- **WHAT IS NEEDED**:
Write out all the material exactly. Leave nothing out.

- **DATA EXTRACT**:
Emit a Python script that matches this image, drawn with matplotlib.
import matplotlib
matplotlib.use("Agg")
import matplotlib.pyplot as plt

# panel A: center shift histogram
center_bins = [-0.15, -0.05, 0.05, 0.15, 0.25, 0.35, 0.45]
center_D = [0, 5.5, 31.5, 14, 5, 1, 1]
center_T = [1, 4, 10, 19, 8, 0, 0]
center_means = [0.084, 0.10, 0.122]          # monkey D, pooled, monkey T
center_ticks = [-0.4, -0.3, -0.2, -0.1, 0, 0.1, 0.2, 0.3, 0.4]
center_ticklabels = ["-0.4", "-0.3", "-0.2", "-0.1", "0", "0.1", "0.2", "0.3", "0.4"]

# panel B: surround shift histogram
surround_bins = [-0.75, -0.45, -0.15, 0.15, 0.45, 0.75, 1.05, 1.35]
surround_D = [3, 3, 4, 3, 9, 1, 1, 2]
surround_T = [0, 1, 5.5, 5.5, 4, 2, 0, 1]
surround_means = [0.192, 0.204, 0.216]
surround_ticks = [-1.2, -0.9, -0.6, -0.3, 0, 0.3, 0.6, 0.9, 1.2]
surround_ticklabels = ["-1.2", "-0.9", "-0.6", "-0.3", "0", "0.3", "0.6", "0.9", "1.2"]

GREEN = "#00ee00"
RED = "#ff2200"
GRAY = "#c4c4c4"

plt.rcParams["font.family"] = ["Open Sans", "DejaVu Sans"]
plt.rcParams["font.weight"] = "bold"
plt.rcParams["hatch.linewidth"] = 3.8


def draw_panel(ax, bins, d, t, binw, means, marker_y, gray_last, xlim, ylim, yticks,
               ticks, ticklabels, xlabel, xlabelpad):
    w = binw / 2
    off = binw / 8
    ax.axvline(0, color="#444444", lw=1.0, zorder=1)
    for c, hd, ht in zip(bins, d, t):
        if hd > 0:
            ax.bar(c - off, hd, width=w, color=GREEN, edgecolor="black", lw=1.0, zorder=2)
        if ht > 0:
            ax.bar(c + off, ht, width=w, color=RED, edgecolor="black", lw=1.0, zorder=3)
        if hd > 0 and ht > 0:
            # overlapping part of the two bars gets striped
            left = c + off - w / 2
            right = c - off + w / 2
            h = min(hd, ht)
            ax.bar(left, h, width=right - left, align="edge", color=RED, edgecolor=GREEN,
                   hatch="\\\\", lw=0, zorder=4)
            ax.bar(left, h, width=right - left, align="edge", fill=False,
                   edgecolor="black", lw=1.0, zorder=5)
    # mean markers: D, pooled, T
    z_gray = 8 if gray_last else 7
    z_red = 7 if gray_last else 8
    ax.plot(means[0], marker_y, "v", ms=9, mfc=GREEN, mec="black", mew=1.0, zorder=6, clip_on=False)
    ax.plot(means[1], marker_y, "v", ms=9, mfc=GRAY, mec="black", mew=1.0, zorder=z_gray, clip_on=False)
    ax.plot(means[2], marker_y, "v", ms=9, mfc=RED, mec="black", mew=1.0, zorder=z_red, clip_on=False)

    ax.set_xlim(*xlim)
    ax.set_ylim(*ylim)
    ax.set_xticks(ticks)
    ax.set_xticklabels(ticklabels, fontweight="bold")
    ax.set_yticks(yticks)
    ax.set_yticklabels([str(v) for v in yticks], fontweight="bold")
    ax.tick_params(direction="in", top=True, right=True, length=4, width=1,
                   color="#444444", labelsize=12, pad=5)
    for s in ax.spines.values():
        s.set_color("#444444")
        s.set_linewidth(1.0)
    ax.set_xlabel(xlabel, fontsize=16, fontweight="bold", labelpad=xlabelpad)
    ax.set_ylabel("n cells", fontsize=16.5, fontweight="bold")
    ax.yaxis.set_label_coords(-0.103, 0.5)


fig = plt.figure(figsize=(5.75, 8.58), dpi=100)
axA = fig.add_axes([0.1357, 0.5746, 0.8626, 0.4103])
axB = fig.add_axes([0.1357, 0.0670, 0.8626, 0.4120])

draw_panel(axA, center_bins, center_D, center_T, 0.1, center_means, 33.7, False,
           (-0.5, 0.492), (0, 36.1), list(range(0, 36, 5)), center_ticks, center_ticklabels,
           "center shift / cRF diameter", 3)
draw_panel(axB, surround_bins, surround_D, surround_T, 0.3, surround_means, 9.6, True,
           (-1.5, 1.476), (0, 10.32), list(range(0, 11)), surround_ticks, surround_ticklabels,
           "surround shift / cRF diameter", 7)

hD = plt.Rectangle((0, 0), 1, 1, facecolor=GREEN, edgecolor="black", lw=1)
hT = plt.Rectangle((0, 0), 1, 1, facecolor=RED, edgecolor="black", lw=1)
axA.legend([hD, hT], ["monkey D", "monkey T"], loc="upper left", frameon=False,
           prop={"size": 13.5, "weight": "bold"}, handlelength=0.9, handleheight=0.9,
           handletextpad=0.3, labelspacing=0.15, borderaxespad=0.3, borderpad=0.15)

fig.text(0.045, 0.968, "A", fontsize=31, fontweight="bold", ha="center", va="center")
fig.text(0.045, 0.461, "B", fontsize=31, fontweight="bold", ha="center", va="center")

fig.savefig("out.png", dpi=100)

- **RESPONSE**:
Emit a Python script that matches this image, drawn with matplotlib.
import matplotlib
matplotlib.use("Agg")
import matplotlib.pyplot as plt

# panel A: center shift histogram
center_bins = [-0.15, -0.05, 0.05, 0.15, 0.25, 0.35, 0.45]
center_D = [0, 5.5, 31.5, 14, 5, 1, 1]
center_T = [1, 4, 10, 19, 8, 0, 0]
center_means = [0.084, 0.10, 0.122]          # monkey D, pooled, monkey T
center_ticks = [-0.4, -0.3, -0.2, -0.1, 0, 0.1, 0.2, 0.3, 0.4]
center_ticklabels = ["-0.4", "-0.3", "-0.2", "-0.1", "0", "0.1", "0.2", "0.3", "0.4"]

# panel B: surround shift histogram
surround_bins = [-0.75, -0.45, -0.15, 0.15, 0.45, 0.75, 1.05, 1.35]
surround_D = [3, 3, 4, 3, 9, 1, 1, 2]
surround_T = [0, 1, 5.5, 5.5, 4, 2, 0, 1]
surround_means = [0.192, 0.204, 0.216]
surround_ticks = [-1.2, -0.9, -0.6, -0.3, 0, 0.3, 0.6, 0.9, 1.2]
surround_ticklabels = ["-1.2", "-0.9", "-0.6", "-0.3", "0", "0.3", "0.6", "0.9", "1.2"]

GREEN = "#00ee00"
RED = "#ff2200"
GRAY = "#c4c4c4"

plt.rcParams["font.family"] = ["Open Sans", "DejaVu Sans"]
plt.rcParams["font.weight"] = "bold"
plt.rcParams["hatch.linewidth"] = 3.8


def draw_panel(ax, bins, d, t, binw, means, marker_y, gray_last, xlim, ylim, yticks,
               ticks, ticklabels, xlabel, xlabelpad):
    w = binw / 2
    off = binw / 8
    ax.axvline(0, color="#444444", lw=1.0, zorder=1)
    for c, hd, ht in zip(bins, d, t):
        if hd > 0:
            ax.bar(c - off, hd, width=w, color=GREEN, edgecolor="black", lw=1.0, zorder=2)
        if ht > 0:
            ax.bar(c + off, ht, width=w, color=RED, edgecolor="black", lw=1.0, zorder=3)
        if hd > 0 and ht > 0:
            # overlapping part of the two bars gets striped
            left = c + off - w / 2
            right = c - off + w / 2
            h = min(hd, ht)
            ax.bar(left, h, width=right - left, align="edge", color=RED, edgecolor=GREEN,
                   hatch="\\\\", lw=0, zorder=4)
            ax.bar(left, h, width=right - left, align="edge", fill=False,
                   edgecolor="black", lw=1.0, zorder=5)
    # mean markers: D, pooled, T
    z_gray = 8 if gray_last else 7
    z_red = 7 if gray_last else 8
    ax.plot(means[0], marker_y, "v", ms=9, mfc=GREEN, mec="black", mew=1.0, zorder=6, clip_on=False)
    ax.plot(means[1], marker_y, "v", ms=9, mfc=GRAY, mec="black", mew=1.0, zorder=z_gray, clip_on=False)
    ax.plot(means[2], marker_y, "v", ms=9, mfc=RED, mec="black", mew=1.0, zorder=z_red, clip_on=False)

    ax.set_xlim(*xlim)
    ax.set_ylim(*ylim)
    ax.set_xticks(ticks)
    ax.set_xticklabels(ticklabels, fontweight="bold")
    ax.set_yticks(yticks)
    ax.set_yticklabels([str(v) for v in yticks], fontweight="bold")
    ax.tick_params(direction="in", top=True, right=True, length=4, width=1,
                   color="#444444", labelsize=12, pad=5)
    for s in ax.spines.values():
        s.set_color("#444444")
        s.set_linewidth(1.0)
    ax.set_xlabel(xlabel, fontsize=16, fontweight="bold", labelpad=xlabelpad)
    ax.set_ylabel("n cells", fontsize=16.5, fontweight="bold")
    ax.yaxis.set_label_coords(-0.103, 0.5)


fig = plt.figure(figsize=(5.75, 8.58), dpi=100)
axA = fig.add_axes([0.1357, 0.5746, 0.8626, 0.4103])
axB = fig.add_axes([0.1357, 0.0670, 0.8626, 0.4120])

draw_panel(axA, center_bins, center_D, center_T, 0.1, center_means, 33.7, False,
           (-0.5, 0.492), (0, 36.1), list(range(0, 36, 5)), center_ticks, center_ticklabels,
           "center shift / cRF diameter", 3)
draw_panel(axB, surround_bins, surround_D, surround_T, 0.3, surround_means, 9.6, True,
           (-1.5, 1.476), (0, 10.32), list(range(0, 11)), surround_ticks, surround_ticklabels,
           "surround shift / cRF diameter", 7)

hD = plt.Rectangle((0, 0), 1, 1, facecolor=GREEN, edgecolor="black", lw=1)
hT = plt.Rectangle((0, 0), 1, 1, facecolor=RED, edgecolor="black", lw=1)
axA.legend([hD, hT], ["monkey D", "monkey T"], loc="upper left", frameon=False,
           prop={"size": 13.5, "weight": "bold"}, handlelength=0.9, handleheight=0.9,
           handletextpad=0.3, labelspacing=0.15, borderaxespad=0.3, borderpad=0.15)

fig.text(0.045, 0.968, "A", fontsize=31, fontweight="bold", ha="center", va="center")
fig.text(0.045, 0.461, "B", fontsize=31, fontweight="bold", ha="center", va="center")

fig.savefig("out.png", dpi=100)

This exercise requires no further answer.